**Directions for this task:** Begin at the top of the entries below and write out every line through the one containing "import plotly.graph_objects as go", excluding pictures.

Records with drawing code:
◆ ◆ ◆ ◆

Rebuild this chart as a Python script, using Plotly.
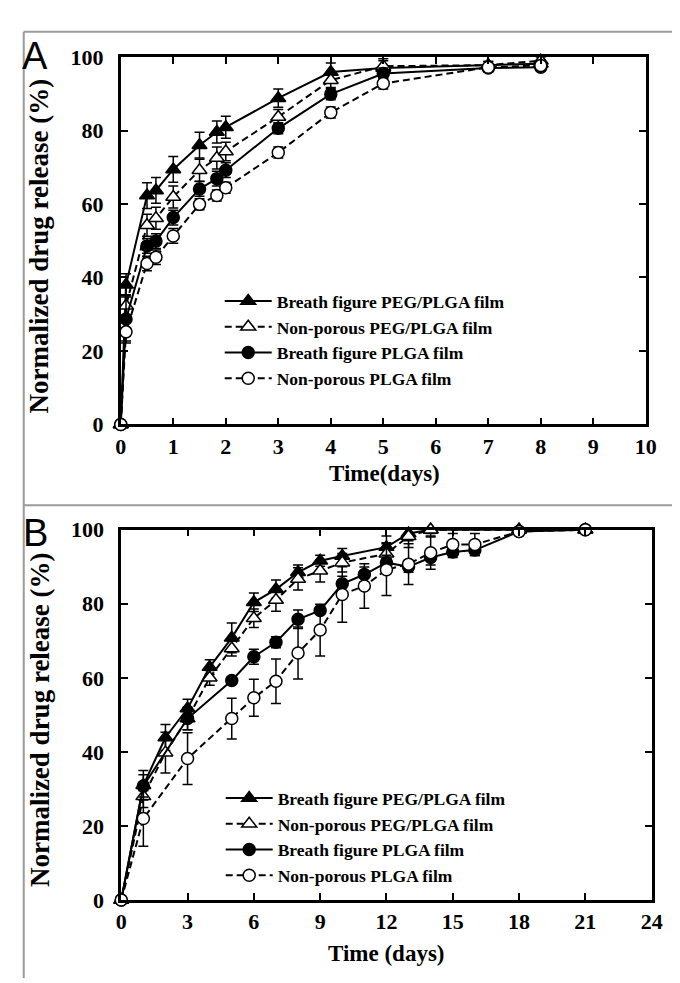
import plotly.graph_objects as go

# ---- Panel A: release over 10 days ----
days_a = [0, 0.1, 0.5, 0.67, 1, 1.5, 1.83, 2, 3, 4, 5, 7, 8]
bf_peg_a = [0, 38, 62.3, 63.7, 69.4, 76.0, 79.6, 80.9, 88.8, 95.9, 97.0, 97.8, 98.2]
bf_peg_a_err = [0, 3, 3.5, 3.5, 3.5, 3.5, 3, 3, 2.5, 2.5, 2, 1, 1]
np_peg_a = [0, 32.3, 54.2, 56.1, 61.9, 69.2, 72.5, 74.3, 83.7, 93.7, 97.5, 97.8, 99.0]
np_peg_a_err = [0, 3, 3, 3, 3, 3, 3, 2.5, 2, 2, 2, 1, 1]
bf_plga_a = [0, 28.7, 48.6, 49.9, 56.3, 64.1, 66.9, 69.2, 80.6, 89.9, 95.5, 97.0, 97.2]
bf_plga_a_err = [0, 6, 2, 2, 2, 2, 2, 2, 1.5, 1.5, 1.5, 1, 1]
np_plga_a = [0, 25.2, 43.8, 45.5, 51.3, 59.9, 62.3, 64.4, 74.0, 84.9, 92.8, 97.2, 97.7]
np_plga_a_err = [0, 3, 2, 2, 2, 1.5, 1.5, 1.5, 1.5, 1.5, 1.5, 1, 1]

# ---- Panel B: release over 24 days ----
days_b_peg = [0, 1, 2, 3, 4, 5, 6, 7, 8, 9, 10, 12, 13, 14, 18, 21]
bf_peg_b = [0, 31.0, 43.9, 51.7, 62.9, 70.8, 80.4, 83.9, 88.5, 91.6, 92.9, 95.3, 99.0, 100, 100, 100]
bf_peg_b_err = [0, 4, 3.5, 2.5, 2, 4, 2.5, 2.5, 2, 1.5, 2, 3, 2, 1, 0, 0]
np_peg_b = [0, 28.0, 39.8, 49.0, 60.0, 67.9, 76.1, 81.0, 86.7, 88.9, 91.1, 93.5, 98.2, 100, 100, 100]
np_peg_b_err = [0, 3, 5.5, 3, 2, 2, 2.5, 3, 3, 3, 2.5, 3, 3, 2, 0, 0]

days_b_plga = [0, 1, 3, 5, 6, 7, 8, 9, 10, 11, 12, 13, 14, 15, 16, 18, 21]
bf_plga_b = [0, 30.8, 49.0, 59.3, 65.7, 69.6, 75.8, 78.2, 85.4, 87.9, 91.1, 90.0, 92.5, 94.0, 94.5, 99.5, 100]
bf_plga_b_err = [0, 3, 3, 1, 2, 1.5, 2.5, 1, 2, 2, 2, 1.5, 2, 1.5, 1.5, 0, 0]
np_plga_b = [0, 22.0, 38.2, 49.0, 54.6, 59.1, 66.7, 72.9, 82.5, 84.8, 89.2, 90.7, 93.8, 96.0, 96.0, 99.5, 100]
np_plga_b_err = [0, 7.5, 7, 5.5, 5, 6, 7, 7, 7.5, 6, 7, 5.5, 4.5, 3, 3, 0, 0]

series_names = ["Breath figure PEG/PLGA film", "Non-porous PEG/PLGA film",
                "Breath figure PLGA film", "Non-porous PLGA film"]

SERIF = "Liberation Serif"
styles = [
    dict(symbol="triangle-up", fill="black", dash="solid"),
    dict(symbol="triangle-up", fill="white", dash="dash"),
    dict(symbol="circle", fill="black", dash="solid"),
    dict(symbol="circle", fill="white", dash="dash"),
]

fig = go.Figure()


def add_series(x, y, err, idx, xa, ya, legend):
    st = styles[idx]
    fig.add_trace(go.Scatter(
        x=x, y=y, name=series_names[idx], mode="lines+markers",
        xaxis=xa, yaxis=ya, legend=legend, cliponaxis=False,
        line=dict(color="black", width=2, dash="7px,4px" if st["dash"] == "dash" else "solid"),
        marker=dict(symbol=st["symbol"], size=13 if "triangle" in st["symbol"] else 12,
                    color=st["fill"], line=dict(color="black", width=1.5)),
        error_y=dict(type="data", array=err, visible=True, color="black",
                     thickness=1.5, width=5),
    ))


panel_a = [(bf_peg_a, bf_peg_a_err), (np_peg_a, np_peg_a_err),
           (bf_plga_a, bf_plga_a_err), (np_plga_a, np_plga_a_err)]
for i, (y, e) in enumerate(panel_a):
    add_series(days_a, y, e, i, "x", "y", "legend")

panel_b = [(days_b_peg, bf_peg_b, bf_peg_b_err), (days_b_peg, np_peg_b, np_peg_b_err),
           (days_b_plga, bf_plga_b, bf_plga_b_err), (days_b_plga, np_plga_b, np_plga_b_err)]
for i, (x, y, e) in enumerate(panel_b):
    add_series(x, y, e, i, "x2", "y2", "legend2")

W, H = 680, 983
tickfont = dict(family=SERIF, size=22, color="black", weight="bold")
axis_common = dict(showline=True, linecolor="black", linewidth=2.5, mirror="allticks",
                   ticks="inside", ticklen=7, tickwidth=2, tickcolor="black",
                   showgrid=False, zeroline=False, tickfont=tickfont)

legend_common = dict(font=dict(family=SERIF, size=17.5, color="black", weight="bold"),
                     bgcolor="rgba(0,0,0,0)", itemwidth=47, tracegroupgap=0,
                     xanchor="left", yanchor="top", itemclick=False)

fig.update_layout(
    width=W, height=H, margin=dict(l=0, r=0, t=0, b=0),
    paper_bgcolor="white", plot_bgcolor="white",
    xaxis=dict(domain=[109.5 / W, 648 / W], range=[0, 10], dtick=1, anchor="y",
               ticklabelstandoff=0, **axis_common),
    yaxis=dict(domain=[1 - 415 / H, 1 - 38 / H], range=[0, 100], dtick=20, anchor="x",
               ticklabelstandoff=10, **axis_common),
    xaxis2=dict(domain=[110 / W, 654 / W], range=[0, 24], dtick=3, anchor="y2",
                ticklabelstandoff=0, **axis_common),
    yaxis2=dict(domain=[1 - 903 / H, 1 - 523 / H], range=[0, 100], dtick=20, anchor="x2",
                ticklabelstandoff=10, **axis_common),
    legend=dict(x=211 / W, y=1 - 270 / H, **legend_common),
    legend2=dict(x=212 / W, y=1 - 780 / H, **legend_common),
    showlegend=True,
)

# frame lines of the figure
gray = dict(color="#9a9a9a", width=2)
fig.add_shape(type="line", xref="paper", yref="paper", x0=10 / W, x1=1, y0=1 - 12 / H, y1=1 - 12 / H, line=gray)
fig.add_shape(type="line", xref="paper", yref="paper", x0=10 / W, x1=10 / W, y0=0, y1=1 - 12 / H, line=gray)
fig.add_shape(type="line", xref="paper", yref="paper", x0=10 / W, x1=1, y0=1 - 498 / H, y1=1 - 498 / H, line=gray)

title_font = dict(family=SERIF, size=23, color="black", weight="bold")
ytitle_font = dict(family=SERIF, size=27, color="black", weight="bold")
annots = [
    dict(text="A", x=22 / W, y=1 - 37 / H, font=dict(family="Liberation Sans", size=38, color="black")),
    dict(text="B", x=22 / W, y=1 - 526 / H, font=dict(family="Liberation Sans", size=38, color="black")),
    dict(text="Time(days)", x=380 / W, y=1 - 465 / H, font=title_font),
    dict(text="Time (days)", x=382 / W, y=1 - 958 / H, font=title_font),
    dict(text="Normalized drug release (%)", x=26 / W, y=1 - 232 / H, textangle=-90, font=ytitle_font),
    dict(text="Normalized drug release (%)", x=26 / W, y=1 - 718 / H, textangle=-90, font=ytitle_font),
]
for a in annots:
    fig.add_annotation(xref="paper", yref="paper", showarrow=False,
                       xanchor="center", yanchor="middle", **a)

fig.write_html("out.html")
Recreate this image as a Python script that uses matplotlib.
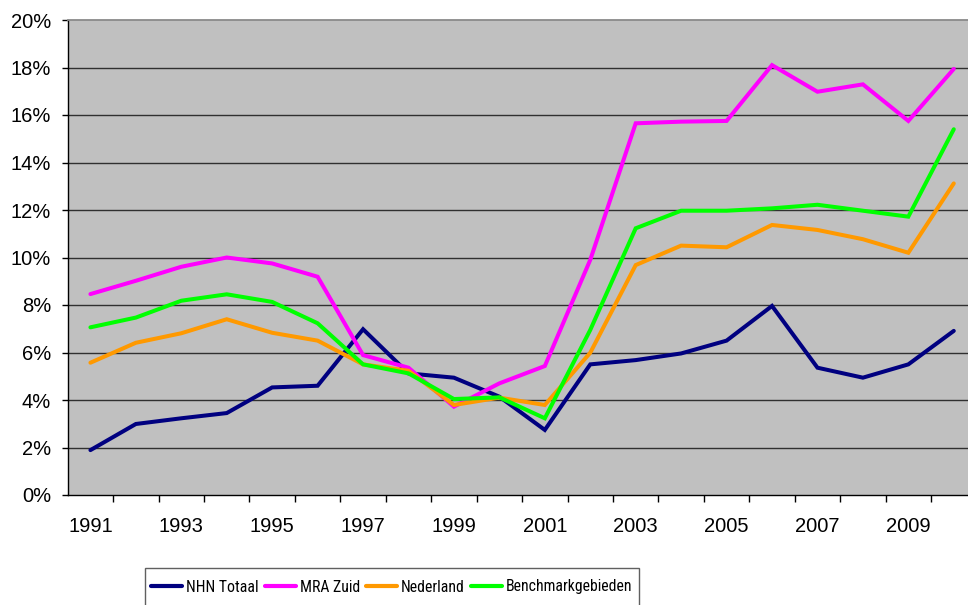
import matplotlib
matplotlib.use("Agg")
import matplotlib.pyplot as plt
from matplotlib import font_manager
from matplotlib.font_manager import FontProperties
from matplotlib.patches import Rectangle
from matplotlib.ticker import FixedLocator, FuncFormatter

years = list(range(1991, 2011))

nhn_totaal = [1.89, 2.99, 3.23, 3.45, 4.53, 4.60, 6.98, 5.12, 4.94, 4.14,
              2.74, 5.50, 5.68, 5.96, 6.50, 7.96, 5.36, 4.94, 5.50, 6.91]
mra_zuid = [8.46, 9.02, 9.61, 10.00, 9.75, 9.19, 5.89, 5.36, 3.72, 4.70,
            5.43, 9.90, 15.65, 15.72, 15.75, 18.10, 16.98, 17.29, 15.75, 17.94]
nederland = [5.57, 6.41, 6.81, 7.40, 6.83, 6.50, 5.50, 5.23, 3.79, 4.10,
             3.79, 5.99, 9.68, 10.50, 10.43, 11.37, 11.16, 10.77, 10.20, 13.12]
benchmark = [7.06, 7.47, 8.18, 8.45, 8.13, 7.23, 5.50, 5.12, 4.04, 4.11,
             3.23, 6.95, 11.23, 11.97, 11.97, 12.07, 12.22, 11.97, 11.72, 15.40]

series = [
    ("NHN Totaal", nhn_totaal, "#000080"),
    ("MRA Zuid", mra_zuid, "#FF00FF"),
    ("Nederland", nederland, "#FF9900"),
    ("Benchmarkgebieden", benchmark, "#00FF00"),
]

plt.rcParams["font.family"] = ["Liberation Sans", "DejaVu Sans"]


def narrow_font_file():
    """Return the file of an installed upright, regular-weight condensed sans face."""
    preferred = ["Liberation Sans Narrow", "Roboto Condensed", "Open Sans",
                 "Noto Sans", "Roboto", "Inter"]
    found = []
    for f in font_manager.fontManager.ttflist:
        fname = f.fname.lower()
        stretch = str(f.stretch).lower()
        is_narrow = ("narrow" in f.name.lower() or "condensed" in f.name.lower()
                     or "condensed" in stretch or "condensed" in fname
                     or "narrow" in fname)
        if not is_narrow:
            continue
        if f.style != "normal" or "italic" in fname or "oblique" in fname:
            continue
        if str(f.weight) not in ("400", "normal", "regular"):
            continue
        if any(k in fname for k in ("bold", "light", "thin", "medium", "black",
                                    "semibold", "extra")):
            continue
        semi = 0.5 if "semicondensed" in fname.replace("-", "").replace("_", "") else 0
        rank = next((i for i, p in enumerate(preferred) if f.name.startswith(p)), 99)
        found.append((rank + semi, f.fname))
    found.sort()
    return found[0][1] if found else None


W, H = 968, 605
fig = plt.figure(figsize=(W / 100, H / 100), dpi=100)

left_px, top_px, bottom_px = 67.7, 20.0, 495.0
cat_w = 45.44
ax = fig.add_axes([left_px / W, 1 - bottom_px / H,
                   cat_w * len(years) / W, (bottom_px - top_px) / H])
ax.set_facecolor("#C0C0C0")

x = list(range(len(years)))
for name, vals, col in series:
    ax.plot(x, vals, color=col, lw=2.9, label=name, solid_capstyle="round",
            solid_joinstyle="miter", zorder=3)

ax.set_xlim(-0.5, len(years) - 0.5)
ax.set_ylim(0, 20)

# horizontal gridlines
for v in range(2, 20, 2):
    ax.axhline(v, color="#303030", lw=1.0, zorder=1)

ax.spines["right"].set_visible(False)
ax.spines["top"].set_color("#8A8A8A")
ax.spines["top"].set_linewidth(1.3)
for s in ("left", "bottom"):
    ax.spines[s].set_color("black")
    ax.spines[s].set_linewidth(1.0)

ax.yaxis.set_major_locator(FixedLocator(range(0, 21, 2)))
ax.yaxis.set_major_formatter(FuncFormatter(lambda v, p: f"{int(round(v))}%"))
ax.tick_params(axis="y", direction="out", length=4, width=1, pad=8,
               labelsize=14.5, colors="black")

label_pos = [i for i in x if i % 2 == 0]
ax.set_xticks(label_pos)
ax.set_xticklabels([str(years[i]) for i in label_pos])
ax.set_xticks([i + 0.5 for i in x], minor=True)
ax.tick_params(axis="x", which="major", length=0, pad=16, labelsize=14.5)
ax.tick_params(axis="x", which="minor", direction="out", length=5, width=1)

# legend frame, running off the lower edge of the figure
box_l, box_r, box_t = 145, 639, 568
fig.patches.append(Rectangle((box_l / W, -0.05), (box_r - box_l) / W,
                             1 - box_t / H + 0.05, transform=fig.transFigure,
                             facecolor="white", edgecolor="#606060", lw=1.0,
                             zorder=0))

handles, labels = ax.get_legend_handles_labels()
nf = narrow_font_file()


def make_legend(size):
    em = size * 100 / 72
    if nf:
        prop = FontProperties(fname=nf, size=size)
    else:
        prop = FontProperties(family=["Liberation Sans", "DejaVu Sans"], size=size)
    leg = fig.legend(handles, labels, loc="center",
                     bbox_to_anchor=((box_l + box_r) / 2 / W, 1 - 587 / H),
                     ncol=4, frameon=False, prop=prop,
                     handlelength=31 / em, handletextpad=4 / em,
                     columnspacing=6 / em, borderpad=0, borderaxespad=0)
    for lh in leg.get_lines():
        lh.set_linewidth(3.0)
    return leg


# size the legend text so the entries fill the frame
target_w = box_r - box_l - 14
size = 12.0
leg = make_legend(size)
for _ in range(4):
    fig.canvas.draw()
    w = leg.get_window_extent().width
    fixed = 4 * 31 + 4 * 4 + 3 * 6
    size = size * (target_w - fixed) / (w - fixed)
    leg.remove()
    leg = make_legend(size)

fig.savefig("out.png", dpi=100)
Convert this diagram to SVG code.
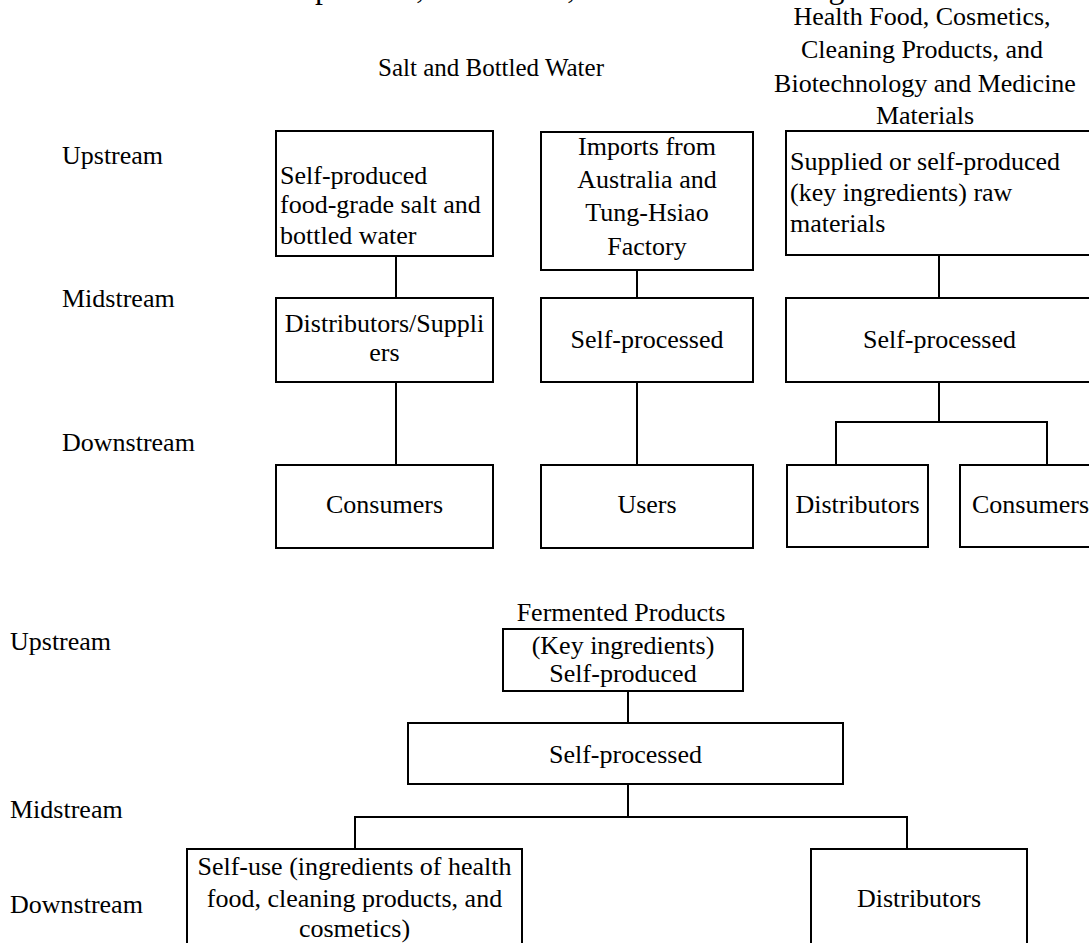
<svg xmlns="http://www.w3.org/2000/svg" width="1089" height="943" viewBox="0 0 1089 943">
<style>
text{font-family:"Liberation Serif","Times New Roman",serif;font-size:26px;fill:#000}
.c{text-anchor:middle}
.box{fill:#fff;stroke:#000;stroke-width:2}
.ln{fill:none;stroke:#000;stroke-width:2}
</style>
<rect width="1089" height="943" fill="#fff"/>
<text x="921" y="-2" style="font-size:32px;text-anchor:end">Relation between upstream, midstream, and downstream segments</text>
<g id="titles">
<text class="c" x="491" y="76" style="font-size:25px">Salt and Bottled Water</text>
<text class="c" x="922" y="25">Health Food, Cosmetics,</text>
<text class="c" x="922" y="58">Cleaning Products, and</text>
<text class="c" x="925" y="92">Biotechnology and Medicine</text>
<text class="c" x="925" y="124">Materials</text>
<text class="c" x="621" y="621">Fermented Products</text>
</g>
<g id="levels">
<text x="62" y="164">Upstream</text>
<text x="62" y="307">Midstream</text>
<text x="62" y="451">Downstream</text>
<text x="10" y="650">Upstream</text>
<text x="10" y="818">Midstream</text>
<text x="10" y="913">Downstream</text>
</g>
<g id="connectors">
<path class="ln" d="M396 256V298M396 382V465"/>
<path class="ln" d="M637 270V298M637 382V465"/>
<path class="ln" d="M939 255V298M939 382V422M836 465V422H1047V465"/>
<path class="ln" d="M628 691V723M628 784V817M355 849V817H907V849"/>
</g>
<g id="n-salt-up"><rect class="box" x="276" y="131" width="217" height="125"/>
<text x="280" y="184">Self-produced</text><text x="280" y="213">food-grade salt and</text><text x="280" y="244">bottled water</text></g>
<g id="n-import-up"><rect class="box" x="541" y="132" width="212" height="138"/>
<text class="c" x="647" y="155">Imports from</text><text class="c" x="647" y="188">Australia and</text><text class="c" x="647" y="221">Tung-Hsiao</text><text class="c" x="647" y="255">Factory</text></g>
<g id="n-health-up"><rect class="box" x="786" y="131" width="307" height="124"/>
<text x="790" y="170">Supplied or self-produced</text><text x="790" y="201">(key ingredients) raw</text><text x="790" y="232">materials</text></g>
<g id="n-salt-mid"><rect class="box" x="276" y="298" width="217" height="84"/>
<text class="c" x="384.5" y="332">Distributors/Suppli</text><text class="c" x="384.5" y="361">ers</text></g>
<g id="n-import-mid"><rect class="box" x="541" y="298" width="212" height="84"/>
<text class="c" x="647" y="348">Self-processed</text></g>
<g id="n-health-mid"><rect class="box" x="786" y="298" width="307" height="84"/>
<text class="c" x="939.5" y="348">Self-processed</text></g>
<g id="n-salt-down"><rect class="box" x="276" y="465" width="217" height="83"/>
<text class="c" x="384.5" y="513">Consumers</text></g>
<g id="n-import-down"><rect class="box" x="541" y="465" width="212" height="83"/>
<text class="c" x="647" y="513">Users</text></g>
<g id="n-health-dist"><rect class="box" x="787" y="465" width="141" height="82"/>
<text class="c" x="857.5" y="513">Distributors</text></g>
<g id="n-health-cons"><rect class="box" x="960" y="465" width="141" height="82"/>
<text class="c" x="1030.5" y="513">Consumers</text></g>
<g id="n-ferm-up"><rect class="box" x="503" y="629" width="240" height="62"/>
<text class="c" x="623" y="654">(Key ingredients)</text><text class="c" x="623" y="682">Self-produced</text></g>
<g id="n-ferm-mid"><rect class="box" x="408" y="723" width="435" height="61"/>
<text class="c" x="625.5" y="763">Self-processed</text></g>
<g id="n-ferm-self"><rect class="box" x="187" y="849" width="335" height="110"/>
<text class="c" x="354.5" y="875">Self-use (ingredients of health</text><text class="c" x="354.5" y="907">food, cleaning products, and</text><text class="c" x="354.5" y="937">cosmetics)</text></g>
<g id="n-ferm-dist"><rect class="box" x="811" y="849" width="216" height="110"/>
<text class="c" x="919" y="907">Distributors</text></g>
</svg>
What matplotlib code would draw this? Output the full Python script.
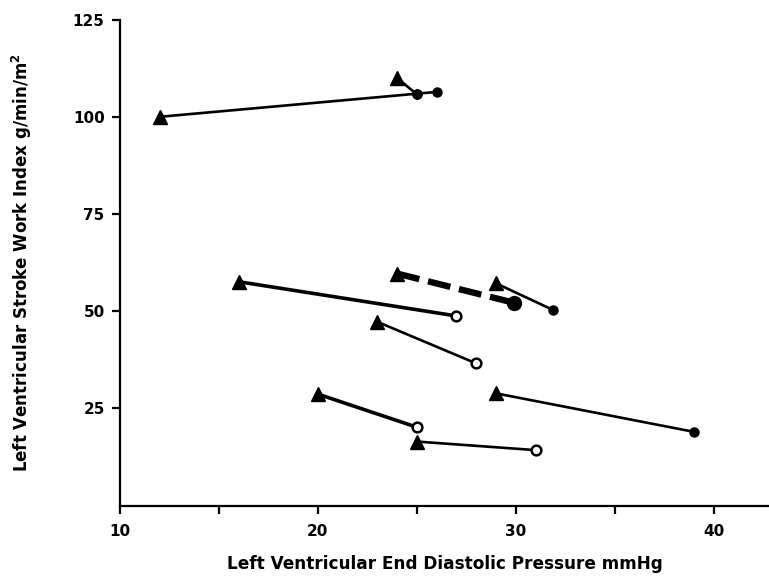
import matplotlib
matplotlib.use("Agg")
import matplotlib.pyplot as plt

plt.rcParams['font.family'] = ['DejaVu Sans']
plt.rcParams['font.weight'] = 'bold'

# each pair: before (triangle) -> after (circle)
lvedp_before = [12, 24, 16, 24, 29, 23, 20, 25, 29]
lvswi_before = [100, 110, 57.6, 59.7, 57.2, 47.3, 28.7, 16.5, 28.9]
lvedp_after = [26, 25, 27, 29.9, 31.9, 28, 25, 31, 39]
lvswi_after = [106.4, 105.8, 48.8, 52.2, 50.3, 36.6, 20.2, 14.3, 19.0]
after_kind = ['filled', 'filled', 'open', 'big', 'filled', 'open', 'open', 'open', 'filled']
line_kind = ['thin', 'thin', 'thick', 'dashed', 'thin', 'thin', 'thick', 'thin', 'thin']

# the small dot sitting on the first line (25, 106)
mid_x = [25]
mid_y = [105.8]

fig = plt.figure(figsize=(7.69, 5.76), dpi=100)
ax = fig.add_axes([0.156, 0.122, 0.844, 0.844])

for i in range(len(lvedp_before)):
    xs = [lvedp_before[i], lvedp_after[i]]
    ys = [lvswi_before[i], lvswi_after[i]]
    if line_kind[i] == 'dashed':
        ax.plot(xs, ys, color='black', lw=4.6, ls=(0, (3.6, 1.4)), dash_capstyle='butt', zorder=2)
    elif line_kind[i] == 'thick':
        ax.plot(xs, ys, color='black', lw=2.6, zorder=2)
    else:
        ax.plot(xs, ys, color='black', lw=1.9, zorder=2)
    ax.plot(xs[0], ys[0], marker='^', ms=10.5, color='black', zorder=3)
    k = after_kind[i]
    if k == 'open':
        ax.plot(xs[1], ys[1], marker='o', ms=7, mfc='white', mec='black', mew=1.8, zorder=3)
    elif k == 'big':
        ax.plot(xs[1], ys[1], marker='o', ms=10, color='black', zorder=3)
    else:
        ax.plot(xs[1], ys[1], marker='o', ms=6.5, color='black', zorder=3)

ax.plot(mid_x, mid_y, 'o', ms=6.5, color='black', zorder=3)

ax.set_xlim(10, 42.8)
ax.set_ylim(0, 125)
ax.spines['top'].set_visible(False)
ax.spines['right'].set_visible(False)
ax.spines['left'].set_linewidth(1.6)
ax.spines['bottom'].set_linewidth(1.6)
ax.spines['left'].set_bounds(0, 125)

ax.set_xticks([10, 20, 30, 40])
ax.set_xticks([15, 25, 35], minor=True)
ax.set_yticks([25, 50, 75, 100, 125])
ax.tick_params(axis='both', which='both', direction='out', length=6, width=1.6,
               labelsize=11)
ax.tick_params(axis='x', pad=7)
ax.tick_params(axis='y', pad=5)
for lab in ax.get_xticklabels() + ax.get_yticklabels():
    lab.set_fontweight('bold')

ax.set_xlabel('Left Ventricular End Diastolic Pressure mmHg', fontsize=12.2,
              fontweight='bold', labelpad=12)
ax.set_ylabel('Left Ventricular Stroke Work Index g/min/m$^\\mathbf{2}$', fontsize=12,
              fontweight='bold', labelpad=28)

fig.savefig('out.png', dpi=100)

◆ ◆ ◆ ◆

**Reply to the task:**
Rebuild this chart as a Python script, using Plotly.
import plotly.graph_objects as go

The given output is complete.